Скажи тем, которые усумнились во мне, что, каковы бы ни были обстоятельства и случаи и как бы кто ни переменился относительно меня, всё это не имеет никакого совершенно влиян<ия> на степень и количество моей привязанности к ним. Все образы людей, с которыми я ни столкнулся в моей жизни, так стали теперь милы душе, даже и те, которые не были очень близки, они так уже вошли в самое существо мое, что не могу их вырвать, даже если бы в минуту глупости своей и захотел это сделать. Без них было бы пустыней мое сердце. Прощай!


Мне кажется подчас, что всё то, о чем так хлопочем и спорим, есть просто суета, как и всё в свете, и что [что прежде] об одной только любви следует нам заботиться. Она одна только есть [есть уже] истинно верная и доказанная истина. Кто проникнется ею, тот говори прямо обо всем: правда повеет от слов его. О! да поможет нам бог, и тебе и мне, возрастить эту любовь в сердцах наших.


Скажи Надежде Николаевне, что письма ее получены мною очень исправно в Константинополе и что я буду отвечать. [Далее (на поле письма) начато: Мне кажется, всё на свете мечта, о чем ни муд<рствуем>.]

А. С. ДАНИЛЕВСКОМУ

Майя 4 <1848>. Одесса

Пишу к тебе, улуча есть уже свободную минуту, из Одессы. Приехал я сюда благополучно вместе с Базили, которого попал на дороге в Россию. Полагаю завтра пуститься в Полтаву, а оттуда в д. Василевку, где располагаю пробыть с месяц, а, может быть, и более. Уведоми меня двумя словами, будешь ли ты в Полтаву и когда. Меня очень поразила весть о смерти Пащенка.

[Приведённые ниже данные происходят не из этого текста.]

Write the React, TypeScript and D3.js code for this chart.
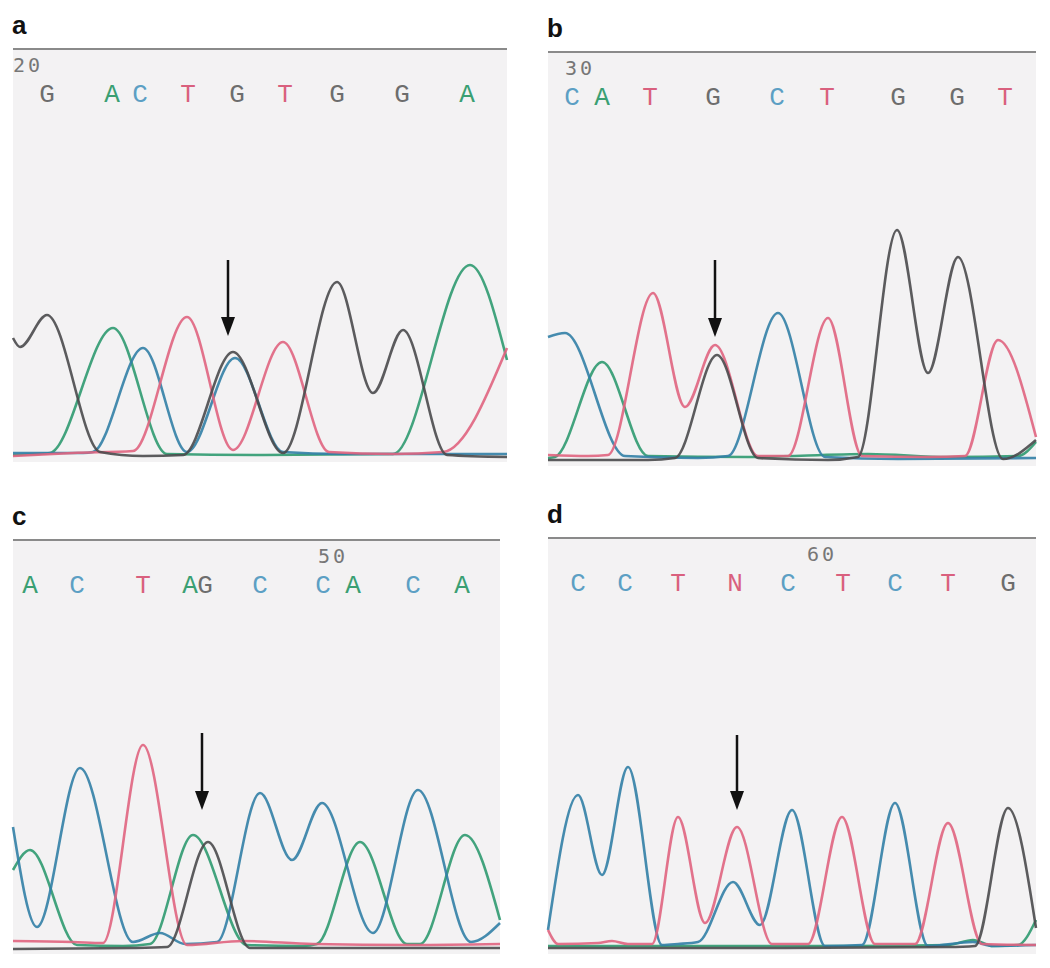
import * as React from "react";
import * as d3 from "d3";

type Pt = [number, number];

// trace colours per base
const baseColor: Record<string, string> = {
  G: "#4a4a4d",
  A: "#2f9a70",
  C: "#327fa6",
  T: "#e0647f",
};
const callColor: Record<string, string> = {
  G: "#6d6d6d",
  A: "#3a9f72",
  C: "#5c9fc4",
  T: "#d9607e",
  N: "#d9607e",
};

//* panel a — x is px from panel left, y is signal height above baseline
const aG: Pt[] = [[0, 120], [7, 111], [34, 143], [87, 6], [130, 2], [170, 3], [220, 106], [270, 5], [324, 176], [360, 65], [390, 128], [434, 3], [494, 1]];
const aA: Pt[] = [[0, 3], [25, 4], [37, 5], [100, 130], [154, 4], [250, 3], [380, 4], [457, 193], [494, 98]];
const aC: Pt[] = [[0, 5], [70, 5], [80, 6], [130, 110], [174, 6], [222, 100], [270, 6], [330, 4], [494, 4]];
const aT: Pt[] = [[0, 2], [60, 5], [120, 7], [174, 141], [220, 8], [270, 116], [316, 6], [380, 4], [430, 6], [494, 110]];
const aCalls = ["G", "A", "C", "T", "G", "T", "G", "G", "A"];
const aCallX = [34, 99, 127, 175, 224, 272, 324, 389, 454];

//* panel b
const bG: Pt[] = [[0, 2], [100, 2], [127, 4], [169, 107], [210, 4], [280, 2], [310, 5], [349, 232], [380, 89], [410, 205], [455, 3], [488, 22]];
const bA: Pt[] = [[0, 4], [7, 5], [54, 100], [100, 6], [200, 5], [320, 8], [400, 5], [470, 6], [488, 20]];
const bC: Pt[] = [[0, 125], [17, 129], [77, 6], [150, 4], [180, 6], [230, 149], [277, 5], [350, 3], [488, 4]];
const bT: Pt[] = [[0, 7], [40, 6], [60, 7], [105, 169], [137, 55], [167, 117], [210, 6], [240, 6], [280, 144], [314, 6], [380, 5], [417, 6], [450, 122], [488, 25]];
const bCalls = ["C", "A", "T", "G", "C", "T", "G", "G", "T"];
const bCallX = [24, 54, 102, 165, 229, 279, 350, 409, 457];

//* panel c
const cG: Pt[] = [[0, 1], [120, 2], [154, 3], [195, 108], [237, 2], [487, 2]];
const cA: Pt[] = [[0, 80], [17, 100], [64, 5], [110, 4], [137, 6], [180, 115], [234, 5], [290, 4], [304, 6], [347, 108], [394, 6], [407, 6], [452, 115], [487, 30]];
const cC: Pt[] = [[0, 123], [24, 23], [67, 182], [120, 8], [147, 17], [172, 6], [204, 8], [247, 157], [279, 90], [309, 147], [360, 17], [405, 160], [458, 8], [487, 27]];
const cT: Pt[] = [[0, 9], [60, 8], [90, 7], [130, 205], [174, 5], [230, 9], [300, 6], [400, 5], [487, 6]];
const cCalls = ["A", "C", "T", "A", "G", "C", "C", "A", "C", "A"];
const cCallX = [17, 64, 130, 177, 192, 247, 310, 340, 400, 449];

//* panel d
const dG: Pt[] = [[0, 2], [200, 2], [400, 3], [427, 4], [460, 142], [488, 22]];
const dA: Pt[] = [[0, 4], [300, 4], [400, 5], [425, 10], [445, 4], [470, 5], [488, 30]];
const dC: Pt[] = [[0, 20], [30, 155], [54, 75], [80, 183], [114, 5], [130, 6], [150, 8], [185, 68], [212, 25], [244, 140], [277, 4], [314, 5], [347, 147], [380, 4], [425, 8], [445, 4], [488, 5]];
const dT: Pt[] = [[0, 20], [10, 6], [50, 7], [64, 9], [80, 6], [104, 6], [130, 133], [157, 27], [189, 123], [224, 6], [260, 6], [294, 133], [327, 6], [367, 6], [400, 127], [434, 6], [488, 5]];
const dCalls = ["C", "C", "T", "N", "C", "T", "C", "T", "G"];
const dCallX = [30, 77, 130, 187, 240, 295, 347, 400, 460];

// position number, arrow [x, tip height, top height]
const panelLabels = ["a", "b", "c", "d"];
const posNumbers = ["20", "30", "50", "60"];
const posNumberX = [0, 17, 305, 259];
const arrows: [number, number, number][] = [[215, 122, 198], [167, 125, 202], [189, 140, 217], [189, 140, 215]];

const panelBox = [
  { left: 13, width: 494, lineY: 49, baseline: 458 },
  { left: 548, width: 488, lineY: 52, baseline: 462 },
  { left: 13, width: 487, lineY: 540, baseline: 950 },
  { left: 548, width: 488, lineY: 538, baseline: 950 },
];

const traces = [
  { G: aG, A: aA, C: aC, T: aT },
  { G: bG, A: bA, C: bC, T: bT },
  { G: cG, A: cA, C: cC, T: cT },
  { G: dG, A: dA, C: dC, T: dT },
];
const calls = [
  [aCalls, aCallX],
  [bCalls, bCallX],
  [cCalls, cCallX],
  [dCalls, dCallX],
] as [string[], number[]][];

function Panel({ i }: { i: number }) {
  const box = panelBox[i];
  const x = d3.scaleLinear().domain([0, box.width]).range([box.left, box.left + box.width]);
  const y = d3.scaleLinear().domain([0, 250]).range([box.baseline, box.baseline - 250]);
  const line = d3
    .line<Pt>()
    .x((d) => x(d[0]))
    .y((d) => y(d[1]))
    .curve(d3.curveMonotoneX);
  const [letters, lx] = calls[i];
  const [ax, tip, top] = arrows[i];
  const order = ["A", "C", "T", "G"] as const;

  return (
    <g>
      <text x={box.left - 1} y={box.lineY - 15} fontSize={26} fontWeight="bold" fontFamily="Liberation Sans, Arial, sans-serif" fill="#111">
        {panelLabels[i]}
      </text>
      <rect x={box.left} y={box.lineY + 1} width={box.width} height={box.baseline - box.lineY + 3} fill="#f3f2f3" />
      <line x1={box.left} x2={box.left + box.width} y1={box.lineY} y2={box.lineY} stroke="#8a8a8a" strokeWidth={2} />
      <text x={x(posNumberX[i])} y={box.lineY + 23} fontSize={20} fontFamily="DejaVu Sans Mono, monospace" letterSpacing={3} fill="#777">
        {posNumbers[i]}
      </text>
      <g fontFamily="Liberation Mono, Courier New, monospace" fontSize={26} textAnchor="middle">
        {letters.map((l, k) => (
          <text key={k} x={x(lx[k])} y={box.lineY + 53} fill={callColor[l]}>
            {l}
          </text>
        ))}
      </g>
      {order.map((b) => (
        <path key={b} d={line(traces[i][b]) ?? ""} fill="none" stroke={baseColor[b]} strokeWidth={2.6} strokeOpacity={0.9} />
      ))}
      <line x1={x(ax)} x2={x(ax)} y1={y(top)} y2={y(tip) - 14} stroke="#111" strokeWidth={2.5} />
      <path
        d={`M${x(ax) - 7},${y(tip) - 19}L${x(ax) + 7},${y(tip) - 19}L${x(ax)},${y(tip)}Z`}
        fill="#111"
      />
    </g>
  );
}

export default function App() {
  return (
    <svg width={1050} height={968} style={{ position: "absolute", left: 0, top: 0, background: "#fff" }}>
      {panelBox.map((_, i) => (
        <Panel key={i} i={i} />
      ))}
    </svg>
  );
}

Кроме того, что это была добрейшая душа, он мне мог [мог бы] сообщить сведенья, [те сведенья] которые мне особенно теперь нужны относительно многого, что делается в наших околотках. Он был умен и имел способность замечать. И ты и я лишились в нем товарища закадычного. Я до сих пор не могу привыкнуть к мысли, что его уже нет. Здесь я встретил многих знакомых и наших соучеников. Орлаи оба, Александр и Андрей, прекрасные люди [мал<ые>] и будут от души хлопотать о тебе. Но обо всем об этом мы переговорим лично. Прощай. Обнимаю тебя крепко вместе с супруг<ою> и малюткой. Если Максимович в Киеве, то обними его.